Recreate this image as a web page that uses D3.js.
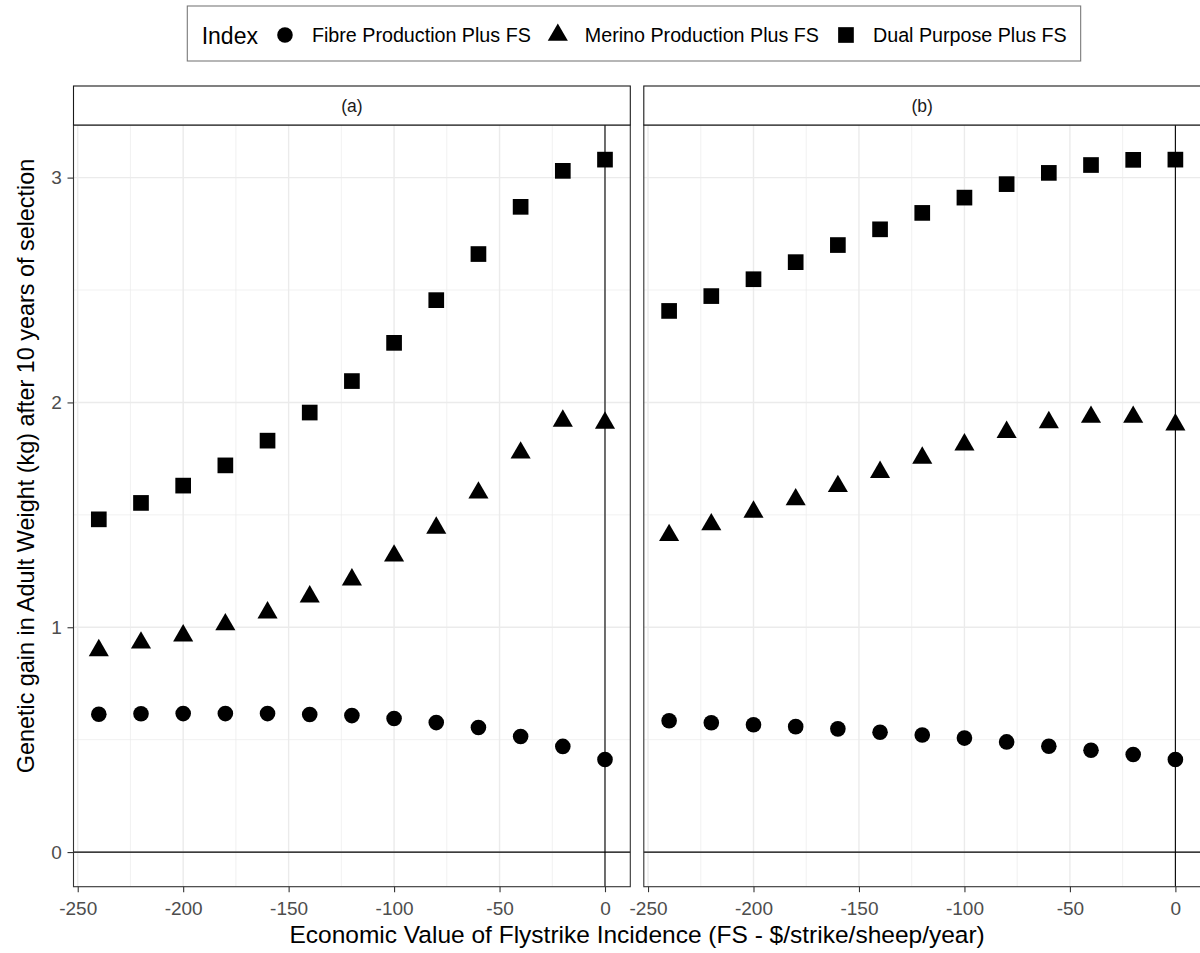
<!DOCTYPE html>
<html>
<head>
<meta charset="utf-8">
<script src="https://cdn.jsdelivr.net/npm/d3@7"></script>
<style>
  body { margin: 0; background: #fff; }
  svg { display: block; font-family: "Liberation Sans", Arial, sans-serif; }
</style>
</head>
<body>
<div id="chart"></div>
<script>
// data
const evFS = [-240, -220, -200, -180, -160, -140, -120, -100, -80, -60, -40, -20, 0];
const panelLabels = ['(a)', '(b)'];
const seriesNames = ['Fibre Production Plus FS', 'Merino Production Plus FS', 'Dual Purpose Plus FS'];
const fibreA  = [0.613, 0.615, 0.616, 0.616, 0.616, 0.612, 0.607, 0.594, 0.576, 0.554, 0.514, 0.470, 0.412];
const merinoA = [0.897, 0.931, 0.963, 1.012, 1.065, 1.136, 1.212, 1.318, 1.442, 1.598, 1.776, 1.918, 1.909];
const dualA   = [1.480, 1.553, 1.630, 1.720, 1.830, 1.955, 2.095, 2.265, 2.455, 2.660, 2.870, 3.030, 3.080];
const fibreB  = [0.584, 0.575, 0.566, 0.558, 0.548, 0.533, 0.521, 0.507, 0.490, 0.471, 0.453, 0.434, 0.412];
const merinoB = [1.409, 1.457, 1.513, 1.568, 1.627, 1.690, 1.753, 1.812, 1.868, 1.911, 1.935, 1.935, 1.901];
const dualB   = [2.407, 2.473, 2.548, 2.624, 2.700, 2.770, 2.843, 2.911, 2.971, 3.021, 3.056, 3.079, 3.080];
const xTicks = [-250, -200, -150, -100, -50, 0];
const xMinor = [-225, -175, -125, -75, -25];
const yTicks = [0, 1, 2, 3];
const yMinor = [0.5, 1.5, 2.5];

const width = 1200, height = 953;
const panelTop = 125, panelBottom = 886.7;
const panelX = [[73.5, 630.3], [643.8, 1200.7]];
const stripTop = 86;

const panelData = [[fibreA, merinoA, dualA], [fibreB, merinoB, dualB]];

// ggplot-like 5% expansion
const xExt = d3.extent(evFS);
const xPad = (xExt[1] - xExt[0]) * 0.05;
const allY = panelData.flat(2).concat([0]);
const yExt = d3.extent(allY);
const yPad = (yExt[1] - yExt[0]) * 0.05;

const yScale = d3.scaleLinear()
    .domain([yExt[0] - yPad, yExt[1] + yPad])
    .range([panelBottom, panelTop]);

const symbols = [
  d3.symbol().type(d3.symbolCircle).size(191),
  d3.symbol().type(d3.symbolTriangle).size(175),
  d3.symbol().type(d3.symbolSquare).size(246)
];

const svg = d3.select('#chart').append('svg')
    .attr('width', width)
    .attr('height', height);

panelX.forEach((range, p) => {
  const xScale = d3.scaleLinear()
      .domain([xExt[0] - xPad, xExt[1] + xPad])
      .range(range);

  const g = svg.append('g').attr('class', 'panel');

  g.append('rect')
      .attr('x', range[0]).attr('y', panelTop)
      .attr('width', range[1] - range[0]).attr('height', panelBottom - panelTop)
      .attr('fill', '#fff');

  // grid
  g.selectAll('.xminor').data(xMinor).join('line')
      .attr('x1', d => xScale(d)).attr('x2', d => xScale(d))
      .attr('y1', panelTop).attr('y2', panelBottom)
      .attr('stroke', '#ebebeb').attr('stroke-width', 0.7);
  g.selectAll('.yminor').data(yMinor).join('line')
      .attr('x1', range[0]).attr('x2', range[1])
      .attr('y1', d => yScale(d)).attr('y2', d => yScale(d))
      .attr('stroke', '#ebebeb').attr('stroke-width', 0.7);
  g.selectAll('.xmajor').data(xTicks).join('line')
      .attr('x1', d => xScale(d)).attr('x2', d => xScale(d))
      .attr('y1', panelTop).attr('y2', panelBottom)
      .attr('stroke', '#ebebeb').attr('stroke-width', 1.4);
  g.selectAll('.ymajor').data(yTicks).join('line')
      .attr('x1', range[0]).attr('x2', range[1])
      .attr('y1', d => yScale(d)).attr('y2', d => yScale(d))
      .attr('stroke', '#ebebeb').attr('stroke-width', 1.4);

  // reference lines at zero
  g.append('line')
      .attr('x1', range[0]).attr('x2', range[1])
      .attr('y1', yScale(0)).attr('y2', yScale(0))
      .attr('stroke', '#000').attr('stroke-width', 1.1);
  g.append('line')
      .attr('x1', xScale(0)).attr('x2', xScale(0))
      .attr('y1', panelTop).attr('y2', panelBottom)
      .attr('stroke', '#000').attr('stroke-width', 1.1);

  // points
  panelData[p].forEach((vals, s) => {
    g.selectAll('.pt' + s).data(vals).join('path')
        .attr('d', symbols[s]())
        .attr('transform', (d, i) => `translate(${xScale(evFS[i])},${yScale(d)})`)
        .attr('fill', '#000');
  });

  // border
  g.append('rect')
      .attr('x', range[0]).attr('y', panelTop)
      .attr('width', range[1] - range[0]).attr('height', panelBottom - panelTop)
      .attr('fill', 'none').attr('stroke', '#333').attr('stroke-width', 1.1);

  // strip
  g.append('rect')
      .attr('x', range[0]).attr('y', stripTop)
      .attr('width', range[1] - range[0]).attr('height', panelTop - stripTop)
      .attr('fill', '#fff').attr('stroke', '#1a1a1a').attr('stroke-width', 1.1);
  g.append('text')
      .attr('x', (range[0] + range[1]) / 2).attr('y', 112)
      .attr('text-anchor', 'middle')
      .attr('font-size', 17.5).attr('fill', '#1a1a1a')
      .text(panelLabels[p]);

  // x axis
  const xAxis = d3.axisBottom(xScale)
      .tickValues(xTicks)
      .tickSize(5.5)
      .tickPadding(9.5)
      .tickSizeOuter(0)
      .tickFormat(d => d);
  const xa = svg.append('g')
      .attr('transform', `translate(0,${panelBottom})`)
      .call(xAxis);
  xa.select('.domain').remove();
  xa.selectAll('line').attr('stroke', '#333').attr('stroke-width', 1.1);
  xa.selectAll('text').attr('font-size', 19).attr('fill', '#4d4d4d')
      .attr('font-family', '"Liberation Sans", Arial, sans-serif');

  if (p === 0) {
    const yAxis = d3.axisLeft(yScale)
        .tickValues(yTicks)
        .tickSize(6)
        .tickPadding(5.8)
        .tickSizeOuter(0)
        .tickFormat(d => d);
    const ya = svg.append('g')
        .attr('transform', `translate(${range[0]},0)`)
        .call(yAxis);
    ya.select('.domain').remove();
    ya.selectAll('line').attr('stroke', '#333').attr('stroke-width', 1.1);
    ya.selectAll('text').attr('font-size', 19).attr('fill', '#4d4d4d')
        .attr('font-family', '"Liberation Sans", Arial, sans-serif');
  }
});

// axis titles
svg.append('text')
    .attr('x', (panelX[0][0] + panelX[1][1]) / 2).attr('y', 943)
    .attr('text-anchor', 'middle')
    .attr('font-size', 24.5).attr('fill', '#000')
    .text('Economic Value of Flystrike Incidence (FS - $/strike/sheep/year)');
svg.append('text')
    .attr('transform', `translate(34,466) rotate(-90)`)
    .attr('text-anchor', 'middle')
    .attr('font-size', 23.4).attr('fill', '#000')
    .text('Genetic gain in Adult Weight (kg) after 10 years of selection');

// legend
const legend = svg.append('g');
const legBox = legend.append('rect')
    .attr('y', 6).attr('height', 55)
    .attr('fill', '#fff').attr('stroke', '#7a7a7a').attr('stroke-width', 1.1);
let lx = 201.7;
const title = legend.append('text')
    .attr('x', lx).attr('y', 44)
    .attr('font-size', 23).attr('fill', '#000')
    .text('Index');
lx += title.node().getComputedTextLength();
seriesNames.forEach((name, s) => {
  const kx = lx + 27;
  legend.append('path')
      .attr('d', symbols[s]())
      .attr('transform', `translate(${kx},35)`)
      .attr('fill', '#000');
  const t = legend.append('text')
      .attr('x', kx + 27).attr('y', 42)
      .attr('font-size', 19.7).attr('fill', '#000')
      .text(name);
  lx = kx + 27 + t.node().getComputedTextLength();
});
const legLeft = 187.3;
legBox.attr('x', legLeft).attr('width', lx + 14 - legLeft);
</script>
</body>
</html>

---+---

Give again exactly the lines running from the beginning of the material above through the line that contains "const yPad = (yExt[1] - yExt[0]) * 0.05;", and leave out every picture.

Exercise result>
Recreate this image as a web page that uses D3.js.
<!DOCTYPE html>
<html>
<head>
<meta charset="utf-8">
<script src="https://cdn.jsdelivr.net/npm/d3@7"></script>
<style>
  body { margin: 0; background: #fff; }
  svg { display: block; font-family: "Liberation Sans", Arial, sans-serif; }
</style>
</head>
<body>
<div id="chart"></div>
<script>
// data
const evFS = [-240, -220, -200, -180, -160, -140, -120, -100, -80, -60, -40, -20, 0];
const panelLabels = ['(a)', '(b)'];
const seriesNames = ['Fibre Production Plus FS', 'Merino Production Plus FS', 'Dual Purpose Plus FS'];
const fibreA  = [0.613, 0.615, 0.616, 0.616, 0.616, 0.612, 0.607, 0.594, 0.576, 0.554, 0.514, 0.470, 0.412];
const merinoA = [0.897, 0.931, 0.963, 1.012, 1.065, 1.136, 1.212, 1.318, 1.442, 1.598, 1.776, 1.918, 1.909];
const dualA   = [1.480, 1.553, 1.630, 1.720, 1.830, 1.955, 2.095, 2.265, 2.455, 2.660, 2.870, 3.030, 3.080];
const fibreB  = [0.584, 0.575, 0.566, 0.558, 0.548, 0.533, 0.521, 0.507, 0.490, 0.471, 0.453, 0.434, 0.412];
const merinoB = [1.409, 1.457, 1.513, 1.568, 1.627, 1.690, 1.753, 1.812, 1.868, 1.911, 1.935, 1.935, 1.901];
const dualB   = [2.407, 2.473, 2.548, 2.624, 2.700, 2.770, 2.843, 2.911, 2.971, 3.021, 3.056, 3.079, 3.080];
const xTicks = [-250, -200, -150, -100, -50, 0];
const xMinor = [-225, -175, -125, -75, -25];
const yTicks = [0, 1, 2, 3];
const yMinor = [0.5, 1.5, 2.5];

const width = 1200, height = 953;
const panelTop = 125, panelBottom = 886.7;
const panelX = [[73.5, 630.3], [643.8, 1200.7]];
const stripTop = 86;

const panelData = [[fibreA, merinoA, dualA], [fibreB, merinoB, dualB]];

// ggplot-like 5% expansion
const xExt = d3.extent(evFS);
const xPad = (xExt[1] - xExt[0]) * 0.05;
const allY = panelData.flat(2).concat([0]);
const yExt = d3.extent(allY);
const yPad = (yExt[1] - yExt[0]) * 0.05;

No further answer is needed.